CDF — Sinon, à côté du football tu fais des études de journalisme c’est ça ?
I.J — Oui, j’ai eu mon diplôme. J’ai fait une formation de journalisme à l’INSEP. C’est l’INSEP qui propose ça avec une école de journalisme de Paris pour les sportifs de haut niveau. Donc les cours sont principalement à l’INSEP et quelques uns au CFJ (Centre de Formation des Journalistes).
CDF — Maintenant que tu as ton diplôme, tu fais quoi exactement ?
I.J — Là, je travaille avec le club du Paris FC. J’aide Clément Gervais à la communication et on développe le côté vidéo, image. L’an dernier, je faisais le résumé de la rencontre après les matches mais maintenant c’est la fédération qui le fait. Du coup on fait les réactions de match, la présentation du match avec les coéquipières et les interviews, portraits de joueuses.
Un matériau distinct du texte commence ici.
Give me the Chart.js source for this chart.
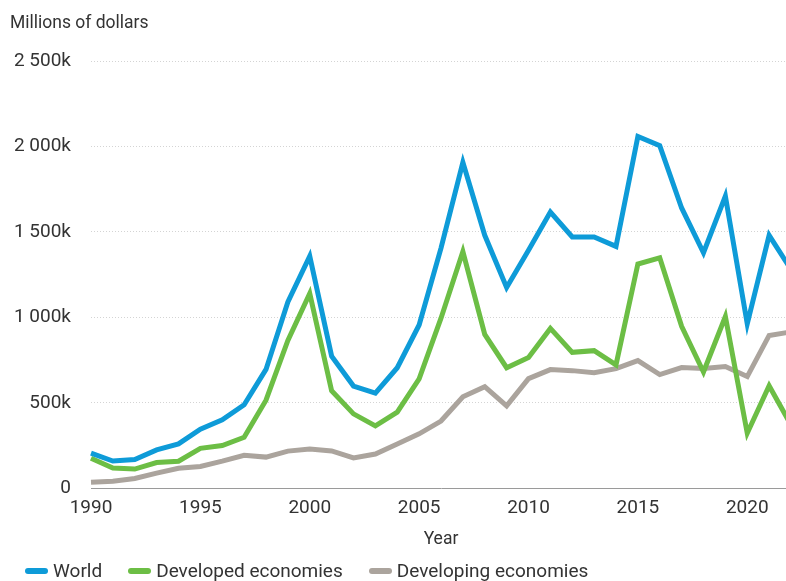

On essaie de faire des vidéos un peu décalées aussi.
CDF — Ce n’est pas trop compliqué d’interviewer ses propres coéquipières ? Tu arrives à avoir le recul nécessaire ?
I.J — Oui, après on essaie toujours de me laisser dans mon rôle de joueuse avant tout. Quand ce sont des choses que je peux me permettre de faire, je le fais. Mais, par exemple les jours de match on m’évite d’avoir des tâches. Sinon j’arrive à interviewer les coéquipières en ayant un peu de recul. C’est plutôt pour elles parfois que c’est compliqué de répondre, mais en règle générale, ça fonctionne bien.
Pour finir, on suppose tout de même que la Coupe du Monde 2019 en France, à choisir tu préférais la vivre sur le terrain qu’en tribune de presse ?
I.J — Oui c’est sûr ! (avec un hochement de tête et sourire aux lèvres). De toute façon, ouais. Je ne me vois pas couvrir la coupe du monde 2019, je me vois plus la jouer c’est sûr. Après le chemin est encore long.